Smarte Geräte angestrebt
Nebst dem Consumer-Bereich legt Lenovo den Schwerpunkt im Rahmen seiner Strategie PCplus auf smart connected Devices. «Wir glauben an den PC. Man braucht immer noch PCs, und man kann auch in diesem Bereich noch innovativ sein. Aber die Zukunft liegt für Lenovo bei interconnected Devices. Dabei sprechen wir etwa von Tablets, TVs, Smartphones und PCs, die miteinander kommunizieren. Und wir sehen uns in diesem Bereich in fünf Jahren klar als grossen Player», ist Roettger überzeugt. Ausserdem will Lenovo mit der Kreation neuer Produktekategorien neue Bedürfnisse schaffen. Solch eine neue Kategorie stellt Horizon dar. Roettger führt aus: «Horizon ist ein All-in-One-PC, eine Game-Konsole, ein Home-Entertainment-System sowie ein TV in einem und sieht aus wie ein 27-Zoll-Monitor ohne Standfuss.» Hingestellt diene Horizon etwa als TV oder PC, während das Gerät hingelegt zum Spielen gebraucht werden könne. In den grösseren Märken Europas wird Horizon im Sommer zu einem Preis von 1800 Euro lanciert. «In der Schweiz müssen sich die Anwender noch bis Ende 2013, Anfang 2014 gedulden. Denn es ist schwer, hier die nötigen Volumen hinzubekommen», so Roettger.

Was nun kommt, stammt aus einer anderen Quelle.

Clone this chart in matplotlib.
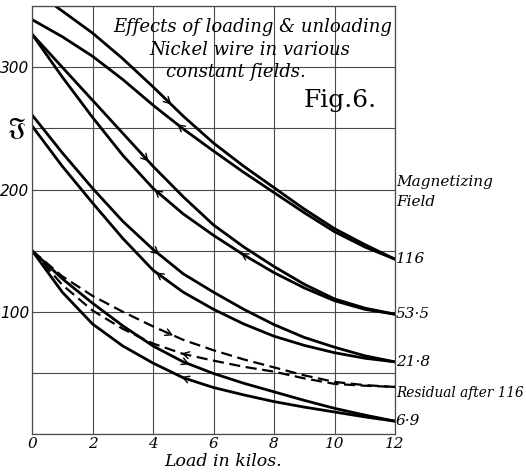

Smartphones für die Schweiz geplant
Was bislang in der Schweiz noch nicht verfügbar ist, sind die Smartphones von Lenovo. Lenovo-CEO Yang Yuanqing verriet Ende Mai, dass man in einigen westeuropäischen Märkten 2014 Smartphones einführen werde – ob die Schweiz dabei ist, ist noch unklar. Denn laut Roettger verkaufen sich Smartphones in Europa anders als traditionelle PCs. Während man in gewissen afrikanischen oder osteuropäischen Ländern das Smartphone in einem Laden erwirbt und danach am Kiosk mit einem Prepaid-Guthaben auflädt, braucht man in Europa die grossen Telekom-Provider an Bord. «Das macht den Markteinstieg schwieriger. Man braucht die grossen Telcos – hierzulande Swisscom, Sunrise und Orange – im Rahmen eines langfristigen Abkommens mit an Bord. Deshalb ist die Eintrittshürde in den Schweizer Smartphone-Markt höher als etwa in gewissen afrikanischen Ländern», erklärt Patrick Roettger.
Den Plan, Smartphones in den Schweizer Markt einzuführen, gibt es laut Roettger also. Wann es aber soweit sein wird, das werde sich zeigen.